Во время экспедиции на архивную базу Национального центра климатических данных я столкнулся с парадоксом: микроскопическая погрешность в начальной температуре над Сингапуром ушла в десятую значащую цифру, а через шесть дней численная модель вывела тайфун над Окинавой. Расхождение свело на нет месяц вычислительных часов и заставило пересмотреть привычную картину предсказуемости. Так я буквально ощутил эффект бабочки — идею, при которой малое изменение условий запускает явление планетарного масштаба.

От лаборатории к прогностике
Термин ввёл метеоролог Эдвард Лоренц, презентовав доклад с вопросом «Машет ли бабочка крылом в Бразилии, чтобы вызвать торнадо в Техасе?». Под рукой у исследователя находился компьютер Royal McBee LGP-30, ограниченный тридцатью шести килобайтами памяти. Чтобы ускорить расчёт, Лоренц округлил вводные параметры с шести до трёх знаков. Полученная траектория аттракторов разошлась радикально.

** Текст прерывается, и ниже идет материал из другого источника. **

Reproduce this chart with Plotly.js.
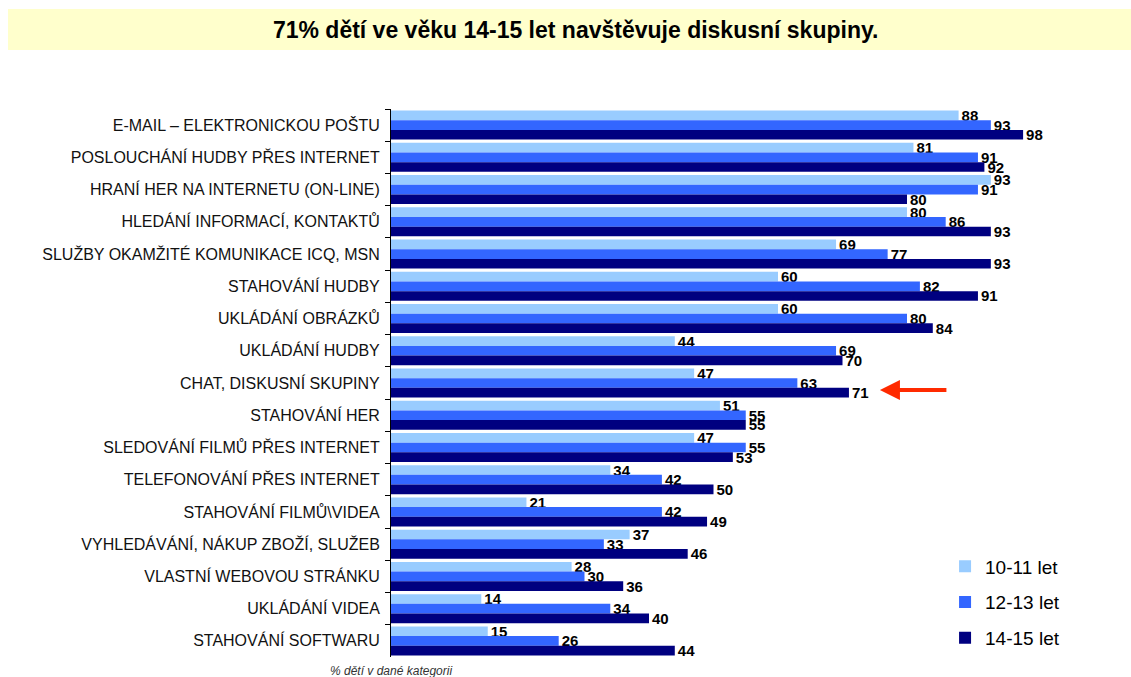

Физики называют такую чувствительность к первоначальным условиям сенситивностью. В математическом описании она выражена экспоненциальным расхождением траекторий в фазовом пространстве. Возникший символ — странный аттрактор, напоминающий двойное крыло, внёс новое измерение в теорию детерминизма: система остаётся строгой, при этом исход неизвестен.
Крыло против шторма
В новейших операционных прогнозах ансамблевый подход работает как страховочная сетка. Я подаю несколько сотен слегка смещённых начальных векторов, получаю ансамбль, а затем оцениваю вероятность событий с помощью карты плотности. Методика препятствует катастрофическим ошибкам, однако расход ресурсов гигантский: суперкомпьютер «Кристалл» в Утрехте тратит на один сезон расчётов больше энергии, чем провинциальный город. Такая цена напоминает, что микроскопическая неопределённость никогда не исчезает: она только мигрирует через уравнения Навье — Стокса, кружа в вихревых карманах, как алхимическая пыль. Синоптик напоминает дирижёра, пытающегося удержать партитуру, написанную на движущемся полотне.
Социальный резонанс
Концепция вышла за пределы лабораторий, вплетаясь в гуманитарные сюжеты. Финансовые аналитики изучают фрактальную структуру биржевых свечей, социологи описывают революционный всплеск через теорию каскадов, а писатели строят хронофантастику вокруг случайного шагания на тротуаре. Я встречал параллель в архивах страховых обществ: одна пропущенная гайка в насосе нефтяной скважины подняла премии по всей отрасли. Логистические цепочки реагируют схожим образом, создавая самоподобные волны спроса — эффект бича. Каждая из таких историй демонстрирует: макрообъект подвластен микродетали, как акварель полутону, скрытому под плотным мазком.
Журналист, работающий с числовыми базами, неизбежно уважает тишину исходных данных. Стоит добавить одну лишнюю букву, и сюжет превращается в иное множество событий. Эффект бабочки служит напоминанием: реальность резонирует, когда крыло, размером с ладонь, сдвигает фронт на тысячные доли градуса. Отголосок, зафиксированный прибором, звучит в сводке новостей, чуть позднее — в памяти свидетелей. Так шепот превращается в шторм.